# Problem mit Firewall-Settings



## fjelinek (6. Jan. 2008)

Hallo,

ich habe mit dem ISPConfig (2.2.18) Userinterface entsprechend Dokumentation eine neue Firewall-Regel angelegt (UDP) und wollte dabei einen Portbereich angeben. Bei 4-stelligen Ports (Bsp: 2433:2438) klappt das auch hervorragend. Bei 5-stelligen Ports (Bsp 23100:23120 ) wird die letzte Zigger abgeschnitten und damit die Firewall nicht korrekt konfiguriert. Auch /etc/init.d/bastille-firewall status zeigt dann den falschen Wert an.

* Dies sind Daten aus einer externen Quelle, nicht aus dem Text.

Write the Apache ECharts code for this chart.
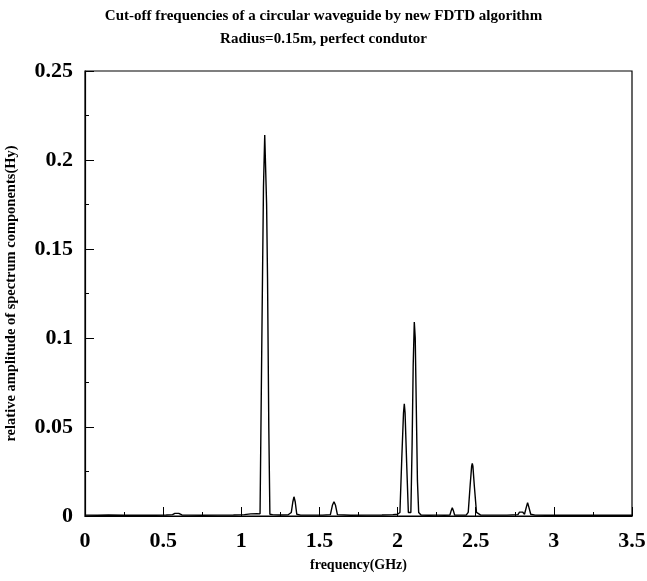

Bin ich mit dem Doppelpunkt als Bereichskennzeichnen auf dem falschen Dampfer? Oder gibt es da irgendein Längen-Problem mit den Skripten?

Grüße
Frank


----------



## Till (7. Jan. 2008)

Setz mal bitte den Feldtyp von vharchar(10) auf z.B. varchar(20) des Feldes dienst_port in der Tabelle isp_firewall der ISPConfig Datenbank.


----------



## fjelinek (7. Jan. 2008)

*Firewall-Settings - gelöst*

Hallo Till,

klasse, das hat sofort funktioniert. Vielen Dank.

Packst Du den Patch auch in die Quellen oder ist er bereits drin?

Grüße
Frank


----------



## Till (8. Jan. 2008)

Ja, werde ich auch in den Sourcen ändern.


----------